*What the task asks*
Take the listing from its first line through the line that contains "ax2.set_yticks([0, 100, 200, 300])" and please retype those lines exactly, leaving out the pictures.

*Given information*
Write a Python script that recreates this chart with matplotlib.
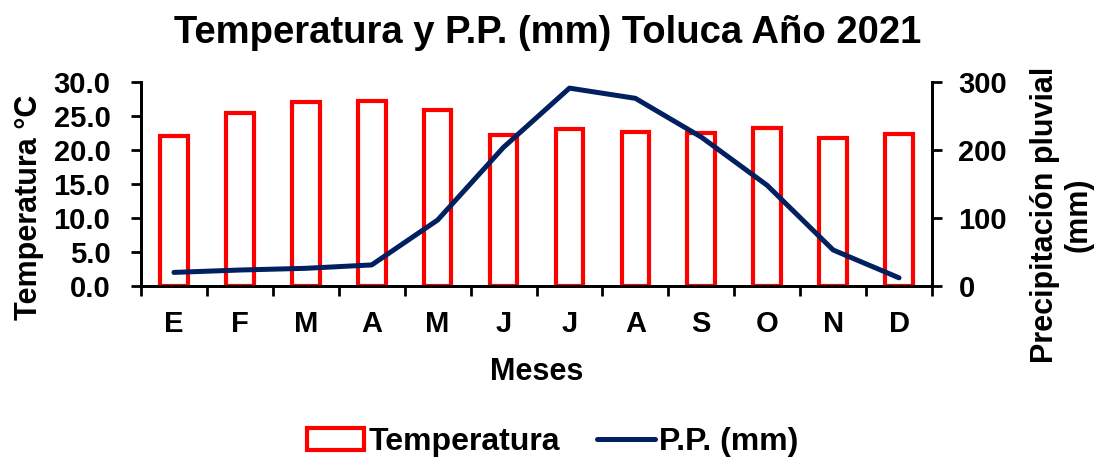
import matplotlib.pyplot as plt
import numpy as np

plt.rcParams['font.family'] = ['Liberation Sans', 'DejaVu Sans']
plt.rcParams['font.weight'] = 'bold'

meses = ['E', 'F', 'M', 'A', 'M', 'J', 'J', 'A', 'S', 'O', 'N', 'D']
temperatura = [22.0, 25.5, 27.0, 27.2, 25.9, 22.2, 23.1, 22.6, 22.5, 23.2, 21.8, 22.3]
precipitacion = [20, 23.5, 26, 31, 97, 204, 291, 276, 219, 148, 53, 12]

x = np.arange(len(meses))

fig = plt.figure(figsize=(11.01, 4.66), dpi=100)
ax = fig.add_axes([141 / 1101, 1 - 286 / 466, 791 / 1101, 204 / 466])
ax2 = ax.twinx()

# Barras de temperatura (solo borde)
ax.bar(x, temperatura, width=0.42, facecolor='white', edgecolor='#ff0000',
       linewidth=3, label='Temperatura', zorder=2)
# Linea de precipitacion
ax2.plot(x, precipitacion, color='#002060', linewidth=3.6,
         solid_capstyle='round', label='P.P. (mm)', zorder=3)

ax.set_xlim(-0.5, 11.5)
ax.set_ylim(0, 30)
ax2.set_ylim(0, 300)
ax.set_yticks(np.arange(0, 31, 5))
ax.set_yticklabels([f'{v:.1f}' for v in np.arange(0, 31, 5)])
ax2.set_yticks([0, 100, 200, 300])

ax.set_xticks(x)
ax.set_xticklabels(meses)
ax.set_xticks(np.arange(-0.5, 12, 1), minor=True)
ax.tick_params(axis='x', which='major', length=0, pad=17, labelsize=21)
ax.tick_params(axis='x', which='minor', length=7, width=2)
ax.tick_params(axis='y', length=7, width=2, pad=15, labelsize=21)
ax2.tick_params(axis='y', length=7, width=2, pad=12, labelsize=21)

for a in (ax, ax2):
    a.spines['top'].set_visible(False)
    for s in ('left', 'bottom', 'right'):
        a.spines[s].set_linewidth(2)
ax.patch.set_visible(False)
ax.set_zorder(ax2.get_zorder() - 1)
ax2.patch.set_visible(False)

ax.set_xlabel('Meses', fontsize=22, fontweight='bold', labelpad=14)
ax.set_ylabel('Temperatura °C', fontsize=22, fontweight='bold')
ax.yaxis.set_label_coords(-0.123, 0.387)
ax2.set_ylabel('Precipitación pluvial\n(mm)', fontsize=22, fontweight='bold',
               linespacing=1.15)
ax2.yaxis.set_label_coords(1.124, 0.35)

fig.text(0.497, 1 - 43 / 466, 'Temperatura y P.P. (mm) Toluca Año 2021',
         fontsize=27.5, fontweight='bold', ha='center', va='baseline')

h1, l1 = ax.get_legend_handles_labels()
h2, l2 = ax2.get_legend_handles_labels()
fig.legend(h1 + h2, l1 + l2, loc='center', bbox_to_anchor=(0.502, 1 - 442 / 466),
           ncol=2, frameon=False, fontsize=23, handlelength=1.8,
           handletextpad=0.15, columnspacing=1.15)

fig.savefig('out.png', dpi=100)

*Result below*
Write a Python script that recreates this chart with matplotlib.
import matplotlib.pyplot as plt
import numpy as np

plt.rcParams['font.family'] = ['Liberation Sans', 'DejaVu Sans']
plt.rcParams['font.weight'] = 'bold'

meses = ['E', 'F', 'M', 'A', 'M', 'J', 'J', 'A', 'S', 'O', 'N', 'D']
temperatura = [22.0, 25.5, 27.0, 27.2, 25.9, 22.2, 23.1, 22.6, 22.5, 23.2, 21.8, 22.3]
precipitacion = [20, 23.5, 26, 31, 97, 204, 291, 276, 219, 148, 53, 12]

x = np.arange(len(meses))

fig = plt.figure(figsize=(11.01, 4.66), dpi=100)
ax = fig.add_axes([141 / 1101, 1 - 286 / 466, 791 / 1101, 204 / 466])
ax2 = ax.twinx()

# Barras de temperatura (solo borde)
ax.bar(x, temperatura, width=0.42, facecolor='white', edgecolor='#ff0000',
       linewidth=3, label='Temperatura', zorder=2)
# Linea de precipitacion
ax2.plot(x, precipitacion, color='#002060', linewidth=3.6,
         solid_capstyle='round', label='P.P. (mm)', zorder=3)

ax.set_xlim(-0.5, 11.5)
ax.set_ylim(0, 30)
ax2.set_ylim(0, 300)
ax.set_yticks(np.arange(0, 31, 5))
ax.set_yticklabels([f'{v:.1f}' for v in np.arange(0, 31, 5)])
ax2.set_yticks([0, 100, 200, 300])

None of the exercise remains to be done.